Le set principal, redoutable d’efficacité, privilégie naturellement les tubes, s’articule autour de titres issus majoritairement de « His’n’hers » et de « Different class », et alterne les morceaux les plus euphorisants comme « Disco 2000 » ou « Babies », les structures longues et complexes que sont « F.E.E.L.I.N.G.C.A.L.L.E.D.L.O.V.E », « I spy » et « This is hardcore » et les ballades telles « Something changed » ou « Bar Italia ». Jarvis Cocker échange régulièrement avec le public, plaisante en français et se souvient que la première fois que Pulp a joué au Bikini, c’était aussi un 25 mai, il y a dix sept ans, en 1994. Il ne fait alors pas de doute que cette date, première étape sur la route des festivals, n’a pas été choisie par hasard. « Première question demande-t-il, y a-t-il des personnes ici qui ont assisté au premier concert ? Deuxième question : qui est né en février 1995 ? ». Cris dans le public. « Mon fils, c’est toi ! Je suis revenu pour toi ! ». Le groupe quitte la scène avec un « Common people », le hit attendu et incontournable et s’il décide d’en rester là, personne ne viendra s’en plaindre.

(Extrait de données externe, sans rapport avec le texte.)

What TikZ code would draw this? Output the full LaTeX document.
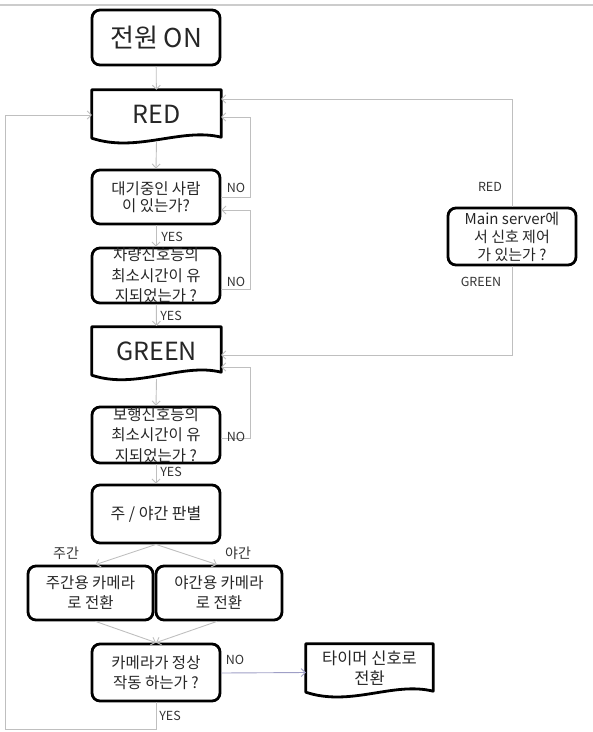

Mais ce soir, Pulp a envie de tout donner, sans s’économiser, et revient pour un rappel marathon où il va jouer des titres plus rares dont on doute qu’ils seront inclus dans les sets de festival. Des morceaux plus méconnus, anciens, antérieurs à la période Island, comme « O.U » ou « Countdown ». Jarvis Cocker dédicace « Joyriders » au chaffeurs de taxi en grève aujourd’hui et dont l’opération escargot a bloqué la circulation le matin même à Toulouse. Après deux heures de concert, il suffit de voir les sourires affichés sur les visages de chacun dans la salle pour se convaincre qu’un grand moment vient de se dérouler. Un moment de beauté, de grâce, un triomphe qui n’était pas acquis d’avance, le come back parfait, qui suspend le temps et permet au groupe de partir sur les routes des festivals tranquille et rassuré.